Automatic vectorisation is still very basic with mcts optimiser and an ongoing area of resarch. It cannot reliably idenfify vectoriastion opportunities. Another issue is that the search space starts to become very large (so large that my laptop can only handle so many iterations before it kills the process). A solution for this is a function approximator.
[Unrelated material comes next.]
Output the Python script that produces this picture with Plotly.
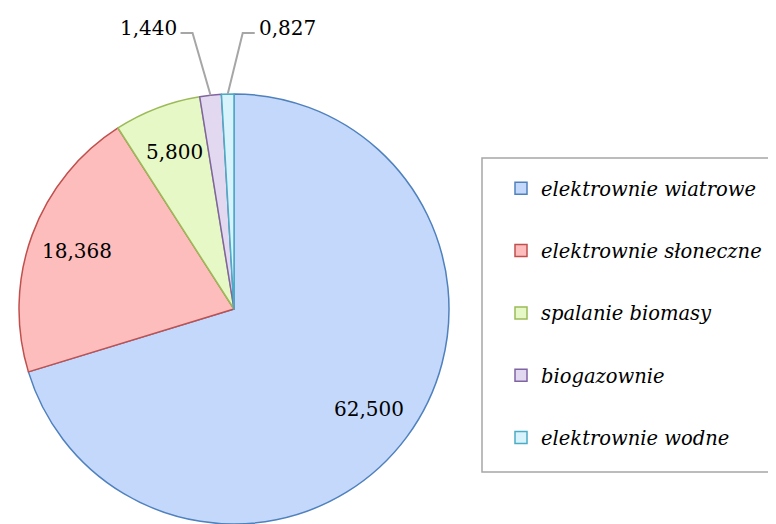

Here is an example of a pairwise addition of two vectors:
Origial code:
# Initalise Vectors
Var(0)
SetReg { register: 0, constant: 1 }
Store { register: 0, variable: 0 }
Var(1)
SetReg { register: 0, constant: 2 }
Store { register: 0, variable: 1 }
Var(2)
SetReg { register: 0, constant: 3 }
Store { register: 0, variable: 2 }
Var(3)
SetReg { register: 0, constant: 4 }
Store { register: 0, variable: 3 }
Var(4)
SetReg { register: 0, constant: 5 }
Store { register: 0, variable: 4 }
Var(10)
SetReg { register: 0, constant: 1 }
Store { register: 0, variable: 10 }
Var(11)
SetReg { register: 0, constant: 2 }
Store { register: 0, variable: 11 }
Var(12)
SetReg { register: 0, constant: 3 }
Store { register: 0, variable: 12 }
Var(13)
SetReg { register: 0, constant: 4 }
Store { register: 0, variable: 13 }
Var(14)
SetReg { register: 0, constant: 5 }
Store { register: 0, variable: 14 }
Var(20)
# Pairwise addition + output
Load { register: 0, variable: 0 }
Load { register: 1, variable: 10 }
Add { rega: 0, regb: 1, outreg: 0 }
Store { register: 0, variable: 20 }
Output(0)
Var(21)
Load { register: 0, variable: 1 }
Load { register: 1, variable: 11 }
Add { rega: 0, regb: 1, outreg: 0 }
Store { register: 0, variable: 21 }
Output(0)
Var(22)
Load { register: 0, variable: 2 }
Load { register: 1, variable: 12 }
Add { rega: 0, regb: 1, outreg: 0 }
Store { register: 0, variable: 22 }
Output(0)
Var(23)
Load { register: 0, variable: 3 }
Load { register: 1, variable: 13 }
Add { rega: 0, regb: 1, outreg: 0 }
Store { register: 0, variable: 23 }
Output(0)
Var(24)
Load { register: 0, variable: 4 }
Load { register: 1, variable: 14 }
Add { rega: 0, regb: 1, outreg: 0 }
Store { register: 0, variable: 24 }
Output(0)
With automatic vectorisation:
# Initalise
Var(0)
SetReg { register: 0, constant: 1 }
Store { register: 0, variable: 0 }
Var(1)
SetReg { register: 0, constant: 2 }
Store { register: 0, variable: 1 }
Var(2)
SetReg { register: 0, constant: 3 }
Store { register: 0, variable: 2 }
Var(3)
SetReg { register: 0, constant: 4 }
Store { register: 0, variable: 3 }
Var(4)
SetReg { register: 0, constant: 5 }
Store { register: 0, variable: 4 }
Var(10)
SetReg { register: 0, constant: 1 }
Store { register: 0, variable: 10 }
Var(11)
SetReg { register: 0, constant: 2 }
Store { register: 0, variable: 11 }
Var(12)
SetReg { register: 0, constant: 3 }
Store { register: 0, variable: 12 }
Var(13)
SetReg { register: 0, constant: 4 }
Store { register: 0, variable: 13 }
Var(14)
SetReg { register: 0, constant: 5 }
Store { register: 0, variable: 14 }
Var(20)
# Pairwise
Load { register: 0, variable: 0 }
Load { register: 1, variable: 10 }
Add { rega: 0, regb: 1, outreg: 0 }
Store { register: 0, variable: 20 }
Output(0)
Var(21)
Load { register: 0, variable: 1 }
Load { register: 1, variable: 11 }
Add { rega: 0, regb: 1, outreg: 0 }
Store { register: 3, variable: 21 }
Output(0)
Var(22)
Load { register: 0, variable: 2 }
Load { register: 1, variable: 12 }
Add { rega: 0, regb: 1, outreg: 0 }
Store { register: 0, variable: 22 }
Output(0)
Add { rega: 1, regb: 0, outreg: 1 }
# Vectorised Addition
VecAdd { a1r: 0, b1r: 1, r1: 1, a2r: 2, b2r: 3, r2: 0 }
Load { register: 1, variable: 13 }
Add { rega: 0, regb: 1, outreg: 0 }
Add { rega: 0, regb: 1, outreg: 0 }
Output(0)
Var(24)
Load { register: 0, variable: 4 }
Load { register: 1, variable: 14 }
Add { rega: 0, regb: 1, outreg: 0 }
Store { register: 0, variable: 24 }
Output(0)
Despite there being 5 additions, the vectorised load has only occured once. Note, while the outputs of the programs are the same, the resultant memory is not. This is because mprime is only checking for output correctness, and asumes any other memory operation is unrelated. In the future, memory state will be preserved.